They absolutely do. Remember that making a product as efficiently and inexpensively as possible often means heavily commodifying its components and making its parts replaceable or interchangeable. Intentionally making a product harder to repair (to force sales of replacements, i.e. "planned obsolescence", or to drive sales of service plans and replacement parts, like John Deere does) takes more engineering and makes the product more expensive, which makes the first team of engineers (you know -- the guys who made the fucking thing work well and cheap in the first place) cry.
This is 100% Apple's fault. The last time they made decent computer hardware they looked like pizza boxes. Now their computers look like toasters or cheese graters and their brand identity went from "think different" to "shiny shrink-wrapped plastic shit wot does what we tell you you're allowed to do with it." Certainly they're not the first company in the world to intentionally design products and equipment that cannot be easily serviced or repaired by their customers (Boeing, John Deere, Monsanto, Dow Chemical and 3M are notoriously hostile to their own customers), but they're arguably the first major consumer brand targeting plain ol' John Q. Public with such open hostility.
Apple's biggest coup was never the iPhone itself. It was convincing the public at large that it was reasonable to charge $1,000 for a piece of transparent plastic that cost $5 to make (a monitor stand for one of their most expensive monitors), that cult-like devotion to a technology brand name was healthy or reasonable no matter how shitty the company treats its dupes (kids as young as grade school deliberately segregate themselves into social peer groups identified by which brand of fucking cell phone they carry -- iPhone or Android), that $1k+ devices were "disposable" and should be replaced at the first sign of trouble (rather than being shoved back up the vendor's ass for warranty repair) and that making fun of people who believe those things like the faggots they are makes you the bad guy.

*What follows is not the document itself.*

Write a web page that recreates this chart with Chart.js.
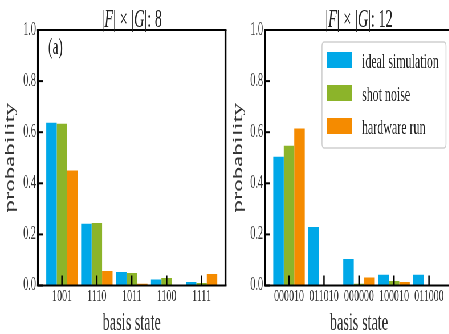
<!DOCTYPE html>
<html><head><meta charset="utf-8">
<script src="https://cdn.jsdelivr.net/npm/chart.js@4/dist/chart.umd.min.js"></script>
<style>
html,body{margin:0;padding:0;background:#fff;overflow:hidden;width:449px;height:334px}
#wrap{position:absolute;left:0;top:0;width:800px;height:334px;transform:scaleX(0.57);transform-origin:0 0}
.panel{position:absolute;top:0;width:400px;height:334px}
</style></head><body>
<div id="wrap">
  <div class="panel" style="left:0"><canvas id="ca"></canvas></div>
  <div class="panel" style="left:400px"><canvas id="cb"></canvas></div>
</div>
<script>
const S = 0.57;
const labelsA = ['1001', '1110', '1011', '1100', '1111'];
const idealA = [0.637, 0.242, 0.053, 0.023, 0.014];
const shotA  = [0.633, 0.245, 0.049, 0.029, 0.010];
const hwA    = [0.450, 0.057, 0.007, 0.002, 0.045];
const labelsB = ['000010', '011010', '000000', '100010', '011000'];
const idealB = [0.504, 0.229, 0.104, 0.042, 0.042];
const shotB  = [0.547, 0.000, 0.007, 0.018, 0.000];
const hwB    = [0.614, 0.000, 0.031, 0.014, 0.000];
const yTicks = [0.0, 0.2, 0.4, 0.6, 0.8, 1.0];
const seriesNames = ['ideal simulation', 'shot noise', 'hardware run'];
const colors = ['#00a8e8', '#8cb42a', '#f58b00'];
const FONT = "'Liberation Serif', 'DejaVu Serif', serif";

function makePanel(id, labels, series, titleN, tag, originRef, axisLeftRef, axisRightRef, showLegend) {
  const ix = r => (r - originRef) / S;
  const W = 400;
  const plugin = {
    id: 'deco' + id,
    afterDatasetsDraw(chart) {
      const {ctx, chartArea: {left, right, top, bottom}, scales: {x, y}} = chart;
      ctx.save();
      ctx.strokeStyle = '#000';
      ctx.lineWidth = 2.5;
      labels.forEach((_, i) => {
        const px = x.getPixelForValue(i);
        ctx.beginPath(); ctx.moveTo(px, bottom); ctx.lineTo(px, bottom - 10); ctx.stroke();
      });
      ctx.lineWidth = 2;
      yTicks.forEach(v => {
        const py = y.getPixelForValue(v);
        ctx.beginPath(); ctx.moveTo(left, py); ctx.lineTo(left + 5 / S, py); ctx.stroke();
      });
      ctx.lineWidth = 2.2;
      ctx.beginPath(); ctx.moveTo(left - 1.8, top); ctx.lineTo(right + 1.8, top); ctx.stroke();
      ctx.beginPath(); ctx.moveTo(left - 1.8, bottom); ctx.lineTo(right + 1.8, bottom); ctx.stroke();
      ctx.lineWidth = 3.4;
      ctx.beginPath(); ctx.moveTo(left, top); ctx.lineTo(left, bottom); ctx.stroke();
      ctx.beginPath(); ctx.moveTo(right, top); ctx.lineTo(right, bottom); ctx.stroke();

      // panel tag
      ctx.fillStyle = '#222';
      ctx.font = '23px ' + FONT;
      ctx.textAlign = 'center'; ctx.textBaseline = 'middle';
      ctx.fillText(tag, left + (55.5 - axisLeftRef) / S, 48);

      // title with italic F, G
      const segs = [['|', false], ['F', true], ['| \u00d7 |', false], ['G', true], ['|: ' + titleN, false]];
      const fN = '25px ' + FONT, fI = 'italic 25px ' + FONT;
      let tw = 0;
      segs.forEach(s => { ctx.font = s[1] ? fI : fN; tw += ctx.measureText(s[0]).width; });
      let cx = (left + right) / 2 - tw / 2;
      ctx.textAlign = 'left'; ctx.textBaseline = 'alphabetic';
      segs.forEach(s => { ctx.font = s[1] ? fI : fN; ctx.fillText(s[0], cx, 27); cx += ctx.measureText(s[0]).width; });

      if (showLegend) {
        const bx0 = ix(322), bx1 = ix(446), by0 = 42, by1 = 148;
        ctx.beginPath();
        ctx.roundRect(bx0, by0, bx1 - bx0, by1 - by0, 4);
        ctx.fillStyle = 'rgba(255,255,255,0.85)'; ctx.fill();
        ctx.strokeStyle = '#cfcfcf'; ctx.lineWidth = 1.6; ctx.stroke();
        const sw0 = ix(327), sw1 = ix(352), tx = ix(362);
        const tops = [52, 85, 118];
        ctx.font = '21px ' + FONT;
        ctx.textAlign = 'left'; ctx.textBaseline = 'alphabetic';
        seriesNames.forEach((n, i) => {
          ctx.fillStyle = colors[i];
          ctx.fillRect(sw0, tops[i], sw1 - sw0, 16);
          ctx.fillStyle = '#222';
          ctx.fillText(n, tx, tops[i] + 16);
        });
      }
      ctx.restore();
    }
  };
  return new Chart(document.getElementById(id), {
    type: 'bar',
    data: {
      datasets: series.map((vals, k) => ({
        label: seriesNames[k],
        data: vals.map((v, i) => ({x: i, y: v})),
        backgroundColor: colors[k],
        borderWidth: 0,
        barPercentage: 1.0,
        categoryPercentage: 0.9
      }))
    },
    options: {
      responsive: true, maintainAspectRatio: false, animation: false, events: [],
      layout: {padding: {top: 30, right: W - ix(axisRightRef), left: 0, bottom: 0}},
      plugins: {legend: {display: false}, tooltip: {enabled: false}, title: {display: false}},
      scales: {
        x: {
          type: 'linear', offset: false, min: -0.686, max: 4.686,
          grid: {display: false, drawTicks: false}, border: {display: false},
          afterBuildTicks: s => { s.ticks = labels.map((_, i) => ({value: i})); },
          afterFit: s => { s.height = 334 - 285.5; },
          ticks: {autoSkip: false, maxRotation: 0, padding: 0, color: '#333',
                  font: {family: FONT, size: 17.5}, callback: v => labels[Math.round(v)]},
          title: {display: true, text: 'basis state', color: '#333',
                  font: {family: FONT, size: 25}, padding: {top: 0, bottom: -4}}
        },
        y: {
          min: 0, max: 1,
          grid: {display: false, drawTicks: false}, border: {display: false},
          afterBuildTicks: s => { s.ticks = yTicks.map(v => ({value: v})); },
          afterFit: s => { s.width = ix(axisLeftRef); },
          ticks: {padding: 3.5, color: '#333', font: {family: FONT, size: 18},
                  callback: v => Number(v).toFixed(1)},
          title: {display: true, text: 'probability', color: '#333',
                  font: {family: FONT, size: 25}, padding: {top: 3.4, bottom: 0}}
        }
      }
    },
    plugins: [plugin]
  });
}

makePanel('ca', labelsA, [idealA, shotA, hwA], '8', '(a)', 0, 38, 225.5, false);
makePanel('cb', labelsB, [idealB, shotB, hwB], '12', '(b)', 228, 265, 453, true);
</script>
</body></html>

The entire company is a shrine to consumerism and waste. The biggest tragedy is they've tied up competent engineers who create genuinely fantastic technology (it burns me up to this day that the fastest computer systems you can buy based on ARM architecture comes from Apple -- even Ampere and Graviton can't keep pace with "Apple Silicon" with billions of dollars behind both) ... and they piss away that technological advantage with consumer-unfriendly practices, anti-competitive practices, and open hostility to innovation. They "pioneered" the consumer attitude that your phone, laptop and even desktop computer, despite costing thousands, should just be a pre-built, pre-packaged hardwired thing with no expandability, and that when you outgrow it, you should replace it with a newer, better one (no trade-ins, poorfag).
In a just world where "the betterment of mankind and the advancement of computer science" mattered more, Apple would deserve nothing less than the corporate death penalty, with all of its "intellectual property" (including hardware designs/specs, documentation, source code, etc.) immediately made public domain/patent-free, all of its DRM keys and unlock tools released publicly and its executives and lawyers drawn and quartered in the public square following an entertaining show trial aired on PBS and Youtube without commercial interruption (by force/at gunpoint in the latter's case).